BOOKS: Wind-of-Fire

From ANIMAL PEOPLE, September 2003:

Wind-of-Fire:
The Story of an Untouchable
by Joan Beth Clair
Wind-of-Fire Press (P.O. Box 523, Berkeley, CA 94701), 1999.
150 pages, paperback. $10.95.

Portland (Oregon) Animal Affairs Ministry director Roger
Troen submitted to ANIMAL PEOPLE an effusive review of Wind-of-Fire:
The Story of an Untouchable, by Joan Beth Clair, which
unfortunately omitted any factual description of the content.
Raising hell on behalf of animals for more than 30 years,
sometimes taking hard lumps for it, Troen is an otherwise quiet
fellow who reads books.
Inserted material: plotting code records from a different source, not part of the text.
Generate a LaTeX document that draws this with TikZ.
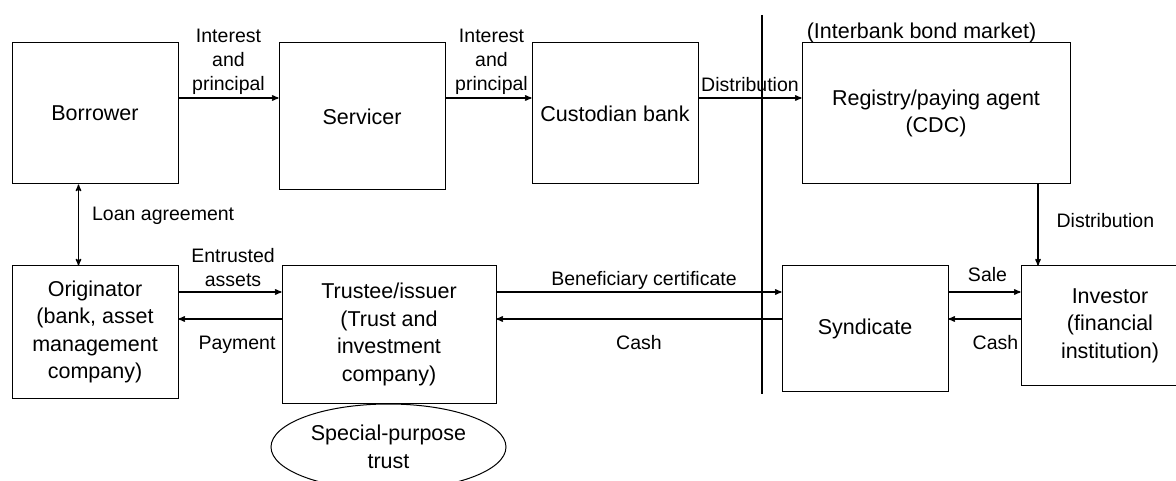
\documentclass[tikz,border=0pt]{standalone}
\usepackage{fontspec}
\setmainfont{Liberation Sans}
\usepackage{tikz}
\usetikzlibrary{arrows, shapes}
\newcommand{\boxfont}{\fontsize{21.5}{27.5}\selectfont}
\newcommand{\flowfont}{\fontsize{19.5}{24}\selectfont}
\tikzset{
		party/.style={draw, rectangle, line width=1pt, align=center, font=\boxfont, inner sep=2pt},
		vehicle/.style={draw, ellipse, line width=1pt, align=center, font=\boxfont, inner sep=1pt},
		flow/.style={font=\flowfont, align=center, inner sep=1pt},
		divider/.style={line width=1.3pt}
	}

\begin{document}
\begin{tikzpicture}[x=1pt, y=-1pt, >=stealth', line width=1.3pt]
				\clip (0,0) rectangle (1176,481);
				\node[party, minimum width=166pt, minimum height=141pt] (borrower)   at (95,113.5)  {Borrower};
				\node[party, minimum width=166pt, minimum height=147pt] (servicer)   at (362,116.5) {Servicer};
				\node[party, minimum width=166pt, minimum height=141pt] (custodian)  at (615,113.5) {Custodian bank};
				\node[party, minimum width=268pt, minimum height=141pt] (registry)   at (936,113.5) {Registry/paying agent\\(CDC)};
				\node[party, minimum width=166pt, minimum height=132pt] (originator) at (95,332)    {Originator\\(bank, asset\\management\\company)};
				\node[party, minimum width=214pt, minimum height=137pt] (trustee)    at (389,334.5) {Trustee/issuer\\(Trust and\\investment\\company)};
				\node[party, minimum width=166pt, minimum height=125pt] (syndicate)  at (865,328.5) {Syndicate};
				\node[party, minimum width=178pt, minimum height=119pt] (investor)   at (1110,325.5) {Investor\\(financial\\institution)};
				\node[vehicle, minimum width=235pt, minimum height=86pt] (spt) at (388.5,447) {Special-purpose\\trust};
				\node[font=\boxfont, inner sep=0pt] (market) at (921.5,33) {(Interbank bond market)};
				
				\coordinate (toprow)  at (0,98);
				\coordinate (giverow) at (0,292);
				\coordinate (backrow) at (0,319);
				\coordinate (loancol) at (78.5,0);
				\coordinate (paycol)  at (1038,0);
				\coordinate (divtop)  at (762,15);
				\coordinate (divbot)  at (762,394);
				
				\draw[divider] (divtop) -- (divbot);
				
				\path[->] (borrower.east |- toprow) edge node[flow, above=2pt] {Interest\\and\\principal} (servicer.west |- toprow);
				\path[->] (servicer.east |- toprow) edge node[flow, above=2pt, xshift=3pt] {Interest\\and\\principal} (custodian.west |- toprow);
				\path[->] (custodian.east |- toprow) edge node[flow, above=5pt] {Distribution} (registry.west |- toprow);
				\path[->] (registry.south -| paycol) edge node[flow, right=17pt, pos=0.44] {Distribution} (investor.north -| paycol);
				\path[<->] (borrower.south -| loancol) edge node[flow, right=12pt, pos=0.39] {Loan agreement} (originator.north -| loancol);
				
				\path[->] (originator.east |- giverow) edge node[flow, above=4pt, xshift=3pt] {Entrusted\\assets} (trustee.west |- giverow);
				\path[->] (trustee.west |- backrow) edge node[flow, below=15pt, xshift=7pt] {Payment} (originator.east |- backrow);
				\path[->] (trustee.east |- giverow) edge node[flow, above=1pt, xshift=5pt] {Beneficiary certificate} (syndicate.west |- giverow);
				\path[->] (syndicate.west |- backrow) edge node[flow, below=15pt] {Cash} (trustee.east |- backrow);
				\path[->] (syndicate.east |- giverow) edge node[flow, above=9pt, xshift=3pt] {Sale} (investor.west |- giverow);
				\path[->] (investor.west |- backrow) edge node[flow, below=15pt, xshift=11pt] {Cash} (syndicate.east |- backrow);
			\end{tikzpicture}
\end{document}
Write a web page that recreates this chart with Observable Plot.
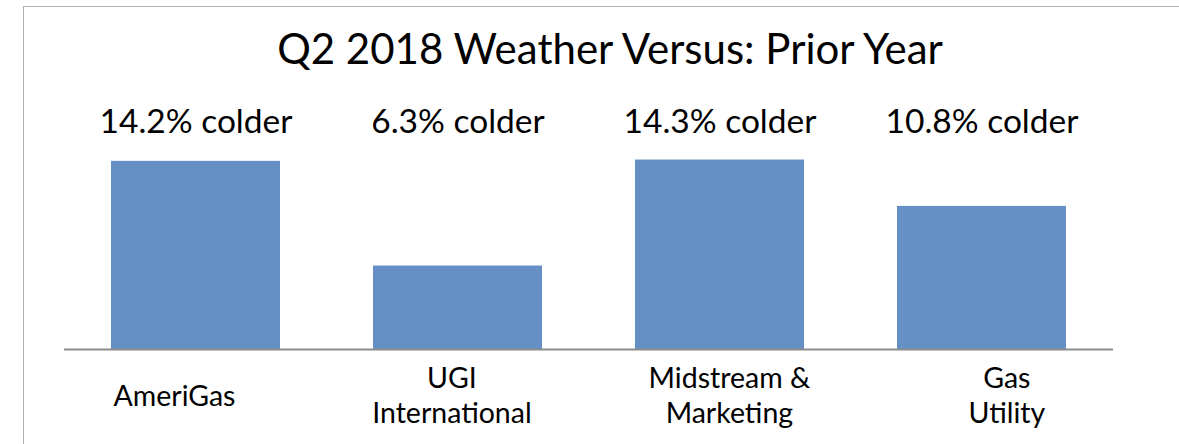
<!DOCTYPE html>
<html>
<head>
<meta charset="utf-8">
<script src="https://cdn.jsdelivr.net/npm/d3@7"></script>
<script src="https://cdn.jsdelivr.net/npm/@observablehq/plot@0.6"></script>
<style>
  html, body { margin: 0; padding: 0; background: #fff; }
  #wrap { position: relative; width: 1179px; height: 444px; overflow: hidden; font-family: Lato, "Open Sans", sans-serif; }
  #frame { position: absolute; left: 23px; top: 6px; width: 1300px; height: 600px; border-top: 1.5px solid #b0b0b0; border-left: 1.5px solid #b0b0b0; }
  #title { position: absolute; left: 0; width: 1220px; top: 23px; text-align: center; font-size: 42px; color: #000; line-height: 50px; }
  #chart { position: absolute; left: 0; top: 0; }
</style>
</head>
<body>
<div id="wrap">
  <div id="frame"></div>
  <div id="chart"></div>
  <div id="title">Q2 2018 Weather Versus: Prior Year</div>
</div>
<script>
const categories = ["AmeriGas", "UGI International", "Midstream & Marketing", "Gas Utility"];
const categoryLabels = ["AmeriGas", "UGI\nInternational", "Midstream &\nMarketing", "Gas\nUtility"];
const values = [14.2, 6.3, 14.3, 10.8];
const valueLabels = ["14.2% colder", "6.3% colder", "14.3% colder", "10.8% colder"];

const data = categories.map((c, i) => ({cat: c, value: values[i], label: valueLabels[i], catLabel: categoryLabels[i], i}));

const chart = Plot.plot({
  width: 1179,
  height: 444,
  marginLeft: 64,
  marginRight: 66,
  marginTop: 137,
  marginBottom: 95,
  style: {fontFamily: "Lato, 'Open Sans', sans-serif", background: "transparent", overflow: "visible"},
  x: {domain: categories, paddingInner: 0.355, paddingOuter: 0.178, axis: null},
  y: {domain: [0, 16], axis: null},
  marks: [
    Plot.barY(data, {x: "cat", y: "value", fill: "#6490c6"}),
    Plot.ruleY([0], {stroke: "#8c8c8c", strokeWidth: 2}),
    Plot.text(data, {x: "cat", text: "label", frameAnchor: "top", dy: -15, fontSize: 33.5, fill: "#000", lineAnchor: "middle"}),
    ...data.map(d => Plot.text([d], {x: "cat", text: "catLabel", frameAnchor: "bottom", dy: 45, dx: -21.5 + d.i * 15.45, fontSize: 28.5, lineHeight: 1.23, fill: "#000", lineAnchor: "middle"}))
  ]
});
document.getElementById("chart").appendChild(chart);
</script>
</body>
</html>
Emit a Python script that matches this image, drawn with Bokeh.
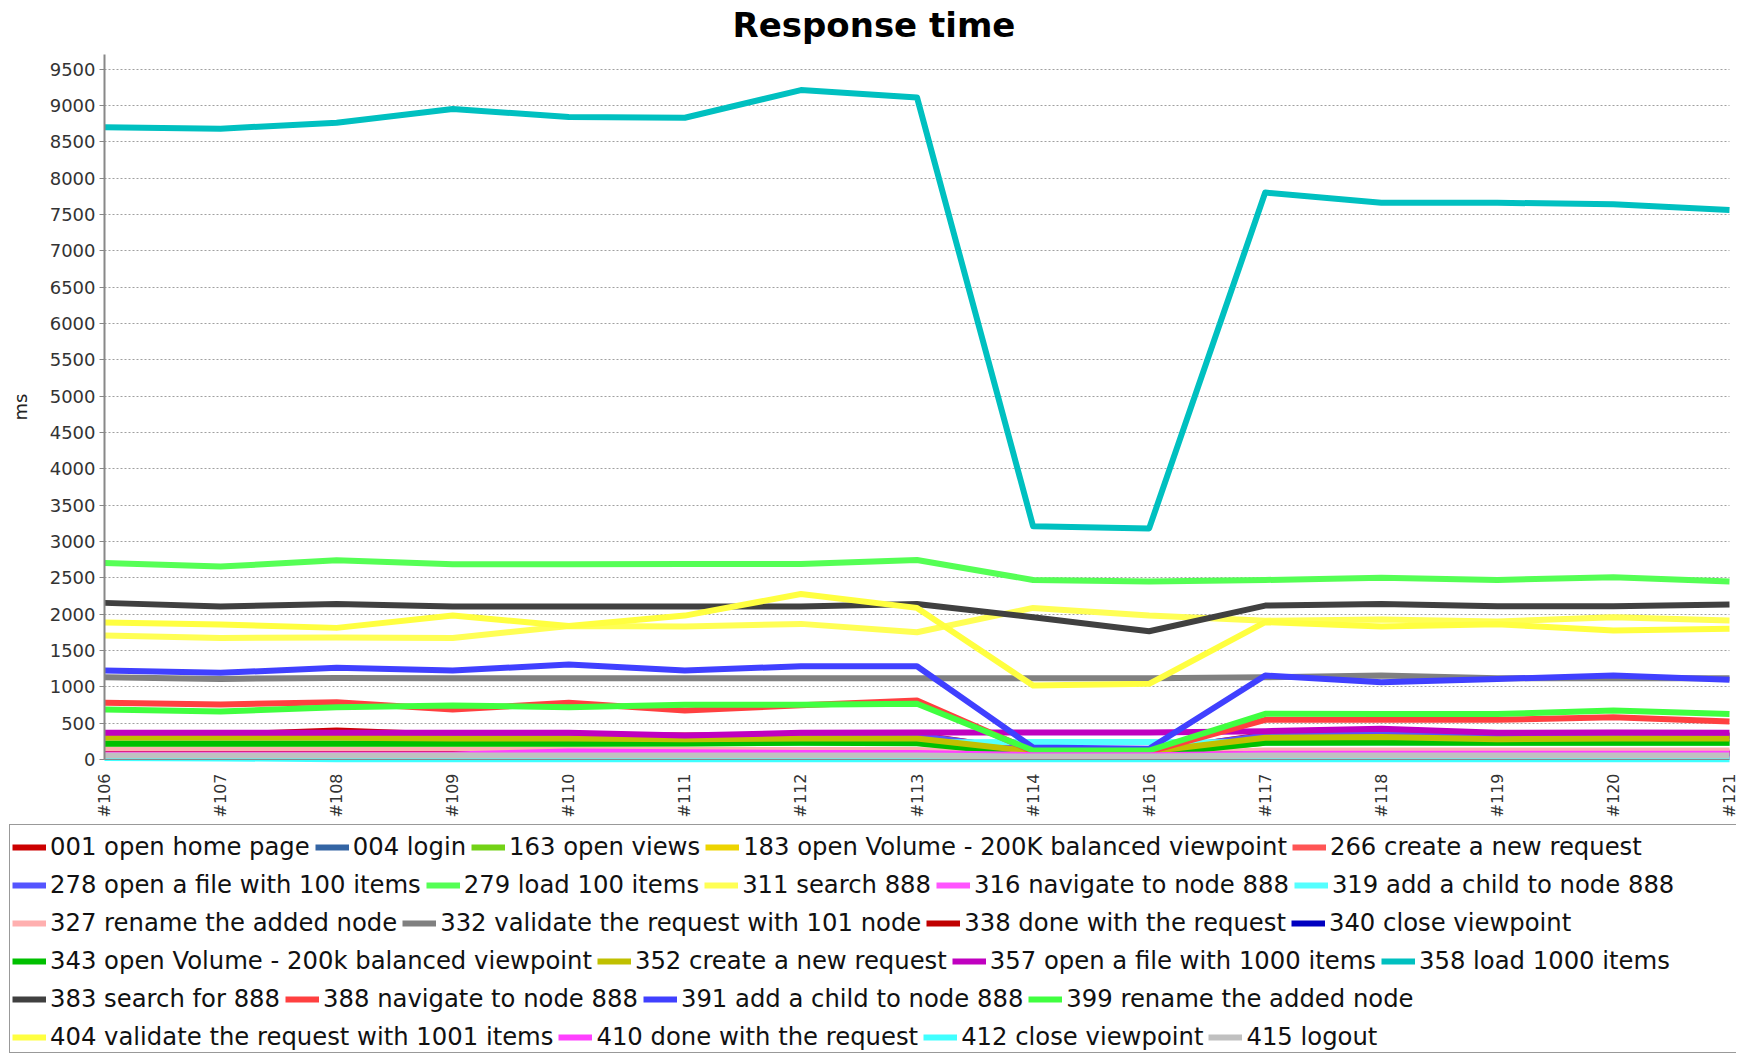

Suspecting that his critical judgement might
be better grounded than expressed, I read Wind-of-Fire myself.
Wind-of-Fire is a collection of vignettes centering on a dog
named Wind-of-Fire. Opening as a personal journal about the author’s
thoughts as she pursued a divinity degree in Berkeley, California,
during the early 1980s, Wind-of-Fire concludes as a tract arguing for
the incorporation of concepts about animal rights into Christianity.
“For those in the animal rights movement who have abandoned
their churches,” Troen wrote, “Wind-of-Fire may offer hope of
revival. Father Richard Mapplebeck-palmer, pastor of Grace
North Church in Berkeley, was inspired by Clair’s book to affirm the
religious worth of animals. He organized a discussion of the book
with members of his congregation.”

But the most important part of Wind-of-Fire occurs mostly
outside of churches, as Clair undertakes a quest with her
“untouchable” companion around a city that prides itself on
tolerance, where dogs are nonetheless often not welcome.
Recurring in mythology from around the world is the theme of
a god coming to earth to test human kindness by traveling disguised
as a pariah.
In Clair’s journey, “dog” might have been “god” spelled
backward. Often Clair and Wind-of-Fire found “no room at the
inn–but when Wind-of-Fire died, he was remembered by the Oakland
Tribune, Associated Press, and Stars-&-Stripes.
He and Clair had somehow touched a great many people.